Bornstein taught Reta Cowley to use form and colour to structure her paintings and to pattern her brush strokes. She became more aware of modern artists such as Cézanne and John Marin. Cowley's watercolour style had matured by the late 1960s, one in which she depicted the landscapes of the prairies in terms of their unique qualities of light and space. Unlike other watercolourists, Cowley's work shows no signs of an initial pencil drawing.
The delicate washes of colour are applied without need for such a framework. Her style combines elements of British naturalism and American modernism. It has been compared to the styles of Walter J. Phillips and David Milne.

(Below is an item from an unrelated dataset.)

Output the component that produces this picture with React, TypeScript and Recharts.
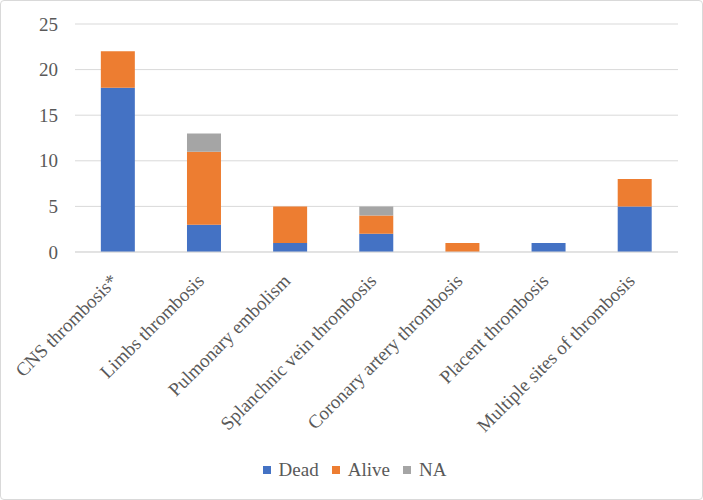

Clement Greenberg wrote, "Among the outspokenly representational painters of merit in Saskatoon was Reta Cowley, who renders the villages and towns of central Saskatchewan with delicacy and fresh feeling, She demonstrates that one can learn from Cézanne and Klee how to make nature more, not less, vivid in pictorial art." In 1949 Reta Cowley wrote for an art school scrapbook, "Let us carry back with us into everyday life some of the strength and serenity of the woods. Here we are close to nature. Its cycle of growth and decay and new life can teach us a healthy attitude to the eternal change which is in and above us. Memories of the peace and beauty of our northland can fill a corner of our mind to which we can withdraw for renewed courage when times are difficult."

===Selected solo exhibitions===
Cowley's solo exhibitions included:
- 1955 Saskatoon Art Centre, Saskatoon, Saskatchewan.

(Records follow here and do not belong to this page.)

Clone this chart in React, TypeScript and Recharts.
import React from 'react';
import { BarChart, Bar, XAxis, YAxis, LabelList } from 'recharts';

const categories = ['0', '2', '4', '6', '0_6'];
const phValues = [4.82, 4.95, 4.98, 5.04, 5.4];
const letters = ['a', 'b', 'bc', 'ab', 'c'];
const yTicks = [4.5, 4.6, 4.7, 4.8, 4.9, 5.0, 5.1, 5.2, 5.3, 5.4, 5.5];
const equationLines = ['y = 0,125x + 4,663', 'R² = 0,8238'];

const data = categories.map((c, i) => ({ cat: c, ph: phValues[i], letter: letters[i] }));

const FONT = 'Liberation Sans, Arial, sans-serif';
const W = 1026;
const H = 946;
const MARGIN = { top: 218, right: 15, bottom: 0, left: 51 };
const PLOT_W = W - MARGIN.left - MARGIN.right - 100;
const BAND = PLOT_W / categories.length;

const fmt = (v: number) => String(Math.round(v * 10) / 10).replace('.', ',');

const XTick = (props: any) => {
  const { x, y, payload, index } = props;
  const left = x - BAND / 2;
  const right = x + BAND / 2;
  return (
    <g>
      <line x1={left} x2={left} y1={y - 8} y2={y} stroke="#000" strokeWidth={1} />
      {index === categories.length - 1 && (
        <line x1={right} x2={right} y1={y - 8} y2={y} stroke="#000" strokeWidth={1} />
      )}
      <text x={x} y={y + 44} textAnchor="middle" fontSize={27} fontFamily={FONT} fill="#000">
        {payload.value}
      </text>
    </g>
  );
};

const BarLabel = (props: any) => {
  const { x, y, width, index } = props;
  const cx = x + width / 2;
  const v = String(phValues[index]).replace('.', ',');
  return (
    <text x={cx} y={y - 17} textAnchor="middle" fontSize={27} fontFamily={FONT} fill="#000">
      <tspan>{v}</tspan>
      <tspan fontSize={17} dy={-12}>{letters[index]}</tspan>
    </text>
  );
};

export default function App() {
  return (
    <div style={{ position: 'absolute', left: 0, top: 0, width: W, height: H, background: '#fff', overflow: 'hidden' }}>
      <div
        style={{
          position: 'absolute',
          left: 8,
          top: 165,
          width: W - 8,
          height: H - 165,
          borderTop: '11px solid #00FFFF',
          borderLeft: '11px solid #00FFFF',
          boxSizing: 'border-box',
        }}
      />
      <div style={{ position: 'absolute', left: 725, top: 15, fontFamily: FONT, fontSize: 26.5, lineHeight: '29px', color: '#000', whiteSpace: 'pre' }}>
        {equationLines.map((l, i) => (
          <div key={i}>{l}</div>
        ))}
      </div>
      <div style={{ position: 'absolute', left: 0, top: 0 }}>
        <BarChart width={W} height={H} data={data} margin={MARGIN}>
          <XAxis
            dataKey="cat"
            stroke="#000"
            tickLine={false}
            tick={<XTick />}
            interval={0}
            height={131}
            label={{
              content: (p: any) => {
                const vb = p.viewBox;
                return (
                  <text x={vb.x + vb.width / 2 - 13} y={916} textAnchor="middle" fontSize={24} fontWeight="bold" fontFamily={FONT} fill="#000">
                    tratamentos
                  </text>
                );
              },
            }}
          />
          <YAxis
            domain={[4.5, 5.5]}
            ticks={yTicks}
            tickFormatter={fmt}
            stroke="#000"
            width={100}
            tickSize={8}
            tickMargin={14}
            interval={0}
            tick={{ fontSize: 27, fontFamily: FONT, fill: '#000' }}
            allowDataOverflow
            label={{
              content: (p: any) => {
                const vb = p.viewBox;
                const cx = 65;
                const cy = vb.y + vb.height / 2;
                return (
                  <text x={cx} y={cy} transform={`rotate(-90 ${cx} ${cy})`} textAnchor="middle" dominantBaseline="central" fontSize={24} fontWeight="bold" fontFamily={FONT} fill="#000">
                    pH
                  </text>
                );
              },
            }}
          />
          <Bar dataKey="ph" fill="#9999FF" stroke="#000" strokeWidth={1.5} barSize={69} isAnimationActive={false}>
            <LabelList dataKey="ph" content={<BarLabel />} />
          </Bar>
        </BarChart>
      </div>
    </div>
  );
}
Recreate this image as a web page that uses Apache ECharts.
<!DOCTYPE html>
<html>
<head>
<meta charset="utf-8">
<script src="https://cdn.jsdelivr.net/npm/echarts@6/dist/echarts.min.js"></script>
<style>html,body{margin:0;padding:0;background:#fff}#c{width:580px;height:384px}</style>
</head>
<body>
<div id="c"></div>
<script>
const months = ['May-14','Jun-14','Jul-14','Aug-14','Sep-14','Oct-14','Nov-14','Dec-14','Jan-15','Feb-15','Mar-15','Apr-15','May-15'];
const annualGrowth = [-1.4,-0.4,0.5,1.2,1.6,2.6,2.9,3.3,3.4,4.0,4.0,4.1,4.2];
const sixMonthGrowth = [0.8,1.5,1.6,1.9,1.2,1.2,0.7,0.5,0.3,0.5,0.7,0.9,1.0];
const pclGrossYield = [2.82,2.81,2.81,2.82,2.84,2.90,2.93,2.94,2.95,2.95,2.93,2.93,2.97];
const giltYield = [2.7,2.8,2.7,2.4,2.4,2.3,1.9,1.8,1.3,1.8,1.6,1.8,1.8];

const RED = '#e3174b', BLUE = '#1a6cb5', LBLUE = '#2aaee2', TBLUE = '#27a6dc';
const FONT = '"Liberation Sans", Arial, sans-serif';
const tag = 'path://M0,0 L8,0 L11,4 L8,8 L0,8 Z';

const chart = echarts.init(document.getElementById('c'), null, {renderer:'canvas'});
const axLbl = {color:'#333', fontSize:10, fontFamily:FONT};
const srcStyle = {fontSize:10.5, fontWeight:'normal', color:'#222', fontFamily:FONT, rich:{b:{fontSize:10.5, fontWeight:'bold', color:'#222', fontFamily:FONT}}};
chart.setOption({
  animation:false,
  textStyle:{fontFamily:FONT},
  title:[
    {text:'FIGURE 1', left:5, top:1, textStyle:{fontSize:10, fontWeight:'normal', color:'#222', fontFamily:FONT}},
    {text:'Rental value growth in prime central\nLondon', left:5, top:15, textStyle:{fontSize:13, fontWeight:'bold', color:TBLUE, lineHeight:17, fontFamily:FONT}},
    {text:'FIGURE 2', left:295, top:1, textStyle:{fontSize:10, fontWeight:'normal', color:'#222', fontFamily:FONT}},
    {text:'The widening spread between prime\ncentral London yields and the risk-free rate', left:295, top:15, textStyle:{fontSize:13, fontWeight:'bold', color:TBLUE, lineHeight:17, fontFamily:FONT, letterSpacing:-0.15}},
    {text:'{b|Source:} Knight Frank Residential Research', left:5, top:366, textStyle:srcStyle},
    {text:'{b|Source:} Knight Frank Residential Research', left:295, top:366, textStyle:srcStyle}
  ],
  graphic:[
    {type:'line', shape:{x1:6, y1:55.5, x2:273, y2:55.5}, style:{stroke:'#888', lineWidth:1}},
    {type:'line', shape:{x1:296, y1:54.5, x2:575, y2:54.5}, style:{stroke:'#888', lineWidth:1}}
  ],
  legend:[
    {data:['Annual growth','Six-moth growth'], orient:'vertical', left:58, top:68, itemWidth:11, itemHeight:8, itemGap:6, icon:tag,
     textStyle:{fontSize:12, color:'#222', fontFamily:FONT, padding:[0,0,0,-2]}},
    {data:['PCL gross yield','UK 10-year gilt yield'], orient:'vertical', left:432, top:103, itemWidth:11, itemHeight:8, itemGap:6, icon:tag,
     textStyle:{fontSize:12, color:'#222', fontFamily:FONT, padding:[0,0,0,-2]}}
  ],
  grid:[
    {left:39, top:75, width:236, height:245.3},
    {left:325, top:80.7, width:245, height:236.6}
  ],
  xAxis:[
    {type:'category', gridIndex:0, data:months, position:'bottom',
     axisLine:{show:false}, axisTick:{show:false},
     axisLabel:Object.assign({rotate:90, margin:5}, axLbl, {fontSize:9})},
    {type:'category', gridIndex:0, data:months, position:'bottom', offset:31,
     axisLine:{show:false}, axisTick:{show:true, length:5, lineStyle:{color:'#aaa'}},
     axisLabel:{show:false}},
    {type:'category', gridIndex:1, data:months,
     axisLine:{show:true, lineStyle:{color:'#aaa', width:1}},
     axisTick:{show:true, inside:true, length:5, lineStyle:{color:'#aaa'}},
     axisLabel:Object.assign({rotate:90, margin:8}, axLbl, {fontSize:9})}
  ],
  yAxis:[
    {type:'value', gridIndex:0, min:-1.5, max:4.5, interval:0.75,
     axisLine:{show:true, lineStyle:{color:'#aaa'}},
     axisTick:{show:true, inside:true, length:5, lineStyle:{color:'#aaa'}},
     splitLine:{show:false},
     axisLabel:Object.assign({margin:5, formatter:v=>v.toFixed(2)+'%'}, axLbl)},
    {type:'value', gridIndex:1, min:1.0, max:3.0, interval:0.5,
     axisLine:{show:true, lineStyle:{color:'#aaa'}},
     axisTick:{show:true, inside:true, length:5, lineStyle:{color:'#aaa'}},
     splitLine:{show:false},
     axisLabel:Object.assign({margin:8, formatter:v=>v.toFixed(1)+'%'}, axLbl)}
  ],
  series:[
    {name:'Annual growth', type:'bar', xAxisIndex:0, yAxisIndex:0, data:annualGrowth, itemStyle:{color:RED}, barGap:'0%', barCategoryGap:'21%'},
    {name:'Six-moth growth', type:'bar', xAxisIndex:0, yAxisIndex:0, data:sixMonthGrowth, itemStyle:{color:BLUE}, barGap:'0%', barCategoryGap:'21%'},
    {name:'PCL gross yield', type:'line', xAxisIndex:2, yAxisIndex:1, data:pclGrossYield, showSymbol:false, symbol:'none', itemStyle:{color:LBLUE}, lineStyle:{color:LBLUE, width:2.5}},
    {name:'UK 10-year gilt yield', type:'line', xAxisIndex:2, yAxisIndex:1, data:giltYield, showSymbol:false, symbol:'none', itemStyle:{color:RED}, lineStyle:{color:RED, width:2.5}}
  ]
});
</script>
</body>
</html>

- 1969 Mendel Art Gallery, Saskatoon, Saskatchewan. (toured)
- 1970 Saskatchewan Arts Board, Regina, Saskatchewan.
- 1973 Shoestring Gallery, Saskatoon, Saskatchewan.
- 1975 Norman Mackenzie Art Gallery, Regina, Saskatchewan..

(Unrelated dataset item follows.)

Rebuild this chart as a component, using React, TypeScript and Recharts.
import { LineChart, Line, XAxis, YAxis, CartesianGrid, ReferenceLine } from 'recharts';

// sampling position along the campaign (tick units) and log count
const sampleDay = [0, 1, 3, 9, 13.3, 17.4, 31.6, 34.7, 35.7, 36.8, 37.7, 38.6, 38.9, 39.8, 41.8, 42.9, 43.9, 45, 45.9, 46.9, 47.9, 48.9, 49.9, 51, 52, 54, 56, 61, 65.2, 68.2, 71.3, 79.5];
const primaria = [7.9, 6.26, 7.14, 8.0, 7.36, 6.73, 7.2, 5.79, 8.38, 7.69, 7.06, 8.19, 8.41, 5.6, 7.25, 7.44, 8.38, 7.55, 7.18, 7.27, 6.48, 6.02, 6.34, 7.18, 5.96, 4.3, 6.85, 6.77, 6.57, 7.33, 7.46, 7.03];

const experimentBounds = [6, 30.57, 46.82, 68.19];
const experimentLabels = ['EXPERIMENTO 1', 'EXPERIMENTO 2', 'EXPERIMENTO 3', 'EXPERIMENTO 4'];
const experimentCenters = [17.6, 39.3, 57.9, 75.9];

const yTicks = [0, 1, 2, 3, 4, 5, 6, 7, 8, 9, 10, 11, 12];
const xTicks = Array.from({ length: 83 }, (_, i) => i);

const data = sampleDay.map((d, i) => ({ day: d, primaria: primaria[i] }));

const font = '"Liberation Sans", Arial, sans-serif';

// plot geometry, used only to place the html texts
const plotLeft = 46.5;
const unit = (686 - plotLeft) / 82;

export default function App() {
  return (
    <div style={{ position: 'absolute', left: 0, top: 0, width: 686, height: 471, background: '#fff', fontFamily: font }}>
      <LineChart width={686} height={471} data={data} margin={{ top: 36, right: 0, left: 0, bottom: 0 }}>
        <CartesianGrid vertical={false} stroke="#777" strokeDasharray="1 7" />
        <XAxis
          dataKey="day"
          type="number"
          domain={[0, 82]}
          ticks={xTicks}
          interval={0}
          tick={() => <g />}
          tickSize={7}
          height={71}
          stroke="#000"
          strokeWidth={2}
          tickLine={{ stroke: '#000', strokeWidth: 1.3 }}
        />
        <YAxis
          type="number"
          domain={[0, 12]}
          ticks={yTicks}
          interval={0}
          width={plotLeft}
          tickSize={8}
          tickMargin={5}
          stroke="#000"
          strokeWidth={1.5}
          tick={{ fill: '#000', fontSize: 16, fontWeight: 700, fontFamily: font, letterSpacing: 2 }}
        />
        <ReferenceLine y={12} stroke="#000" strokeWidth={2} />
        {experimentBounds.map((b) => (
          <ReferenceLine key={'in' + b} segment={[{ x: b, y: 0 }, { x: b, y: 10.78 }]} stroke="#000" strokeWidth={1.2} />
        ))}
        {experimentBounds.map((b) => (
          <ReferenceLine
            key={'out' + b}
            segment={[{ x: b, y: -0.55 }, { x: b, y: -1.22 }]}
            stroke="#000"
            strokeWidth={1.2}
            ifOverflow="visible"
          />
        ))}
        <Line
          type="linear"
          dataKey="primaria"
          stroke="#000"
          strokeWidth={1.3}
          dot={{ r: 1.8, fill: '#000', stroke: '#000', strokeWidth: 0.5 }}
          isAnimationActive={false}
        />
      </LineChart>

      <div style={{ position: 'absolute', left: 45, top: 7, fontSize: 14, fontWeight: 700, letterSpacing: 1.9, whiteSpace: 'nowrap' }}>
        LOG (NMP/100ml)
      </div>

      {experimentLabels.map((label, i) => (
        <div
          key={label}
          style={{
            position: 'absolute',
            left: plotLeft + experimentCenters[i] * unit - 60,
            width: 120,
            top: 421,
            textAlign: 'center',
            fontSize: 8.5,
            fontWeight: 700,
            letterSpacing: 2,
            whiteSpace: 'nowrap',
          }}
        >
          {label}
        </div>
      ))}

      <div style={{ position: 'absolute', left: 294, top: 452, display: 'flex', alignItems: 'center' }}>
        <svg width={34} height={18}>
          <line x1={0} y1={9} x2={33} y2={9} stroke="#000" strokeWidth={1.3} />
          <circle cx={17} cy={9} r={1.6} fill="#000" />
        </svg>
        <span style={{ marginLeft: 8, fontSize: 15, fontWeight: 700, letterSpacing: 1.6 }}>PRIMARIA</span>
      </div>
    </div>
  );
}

- 1976 The Edmonton Art Gallery, Edmonton, Alberta.
- 1977 Dunlop Art Gallery, Regina, Sask Thomas Gallery, Winnipeg, Manitoba.
- 1978 Canadian Art Galleries Ltd., Calgary, Alberta.
- 1980 Canadian Art Galleries Ltd., Calgary, Alberta.
  - Gallery One, Saskatoon, Saskatchewan.
  - Thomas Gallery, Winnipeg, Manitoba.
  - West End Gallery, Edmonton, Alberta.
- 1983 Downstairs Gallery, Edmonton, Alberta.
  - Gallery One, Toronto, Ontario.
  - 1985 Canadian Art Galleries Ltd., Calgary, Alberta.
  - Gallery One, Toronto, Ontario.
  - The Gallery/Art Placement Inc., Saskatoon, Saskatchewan.
  - Woltjen/Udell Gallery, Edmonton, Alberta.
- 1986 Mendel Art Gallery, Saskatoon, Saskatchewan, Reta Cowley: A Survey (toured)
- 1999 The Gallery/Art Placement Inc. Saskatoon, Saskatchewan.
- 2000 The Gallery/Art Placement Inc.Saskatoon, Saskatchewan.
- 2000 Mendel Art Gallery, Saskatoon, Saskatchewan.
- 2009 The Gallery/Art Placement Inc.Saskatoon, Saskatchewan.
- 2010 "In the Field" – Moose Jaw Art Gallery and Museum, Moose Jaw, Saskatchewan.
- 2011 "In the Field" – The Gallery/Art Placement Inc.Saskatoon, Saskatchewan.
- 2013 "An Independent View" – The Gallery/Art Placement Inc.Saskatoon, Saskatchewan.

===Major collections===
Cowley's work is held in the following major collections:
- Art Gallery of Hamilton, Hamilton, Ontario.
- Banff Centre, Banff, Alberta.
- Canada Council Art Bank, Ottawa, Ontario.
- Department of External Affairs, Government of Canada, Ottawa, Ontario.
- Edmonton Art Gallery, Edmonton, Alberta.
- Glenbow Museum, Calgary, Alberta.
- Mendel Art Gallery, Saskatoon, Saskatchewan.
- Mount Allison University, Sackville, New Brunswick.
- Norman Mackenzie Art Gallery, Regina, Saskatchewan.
- Saskatchewan Arts Board, Regina, Saskatchewan.
- Saskatchewan Government Insurance, Regina, Saskatchewan.
- SaskTel, Regina, Saskatchewan.
- Shell Oil Corporation, Calgary, Alberta.
- The Potash Corporation of Saskatchewan, Saskatoon, Saskatchewan.
- University of Regina, Regina, Saskatchewan.
- University of Saskatchewan, Saskatoon, Saskatchewan.
- Winnipeg Art Gallery, Winnipeg, Manitoba.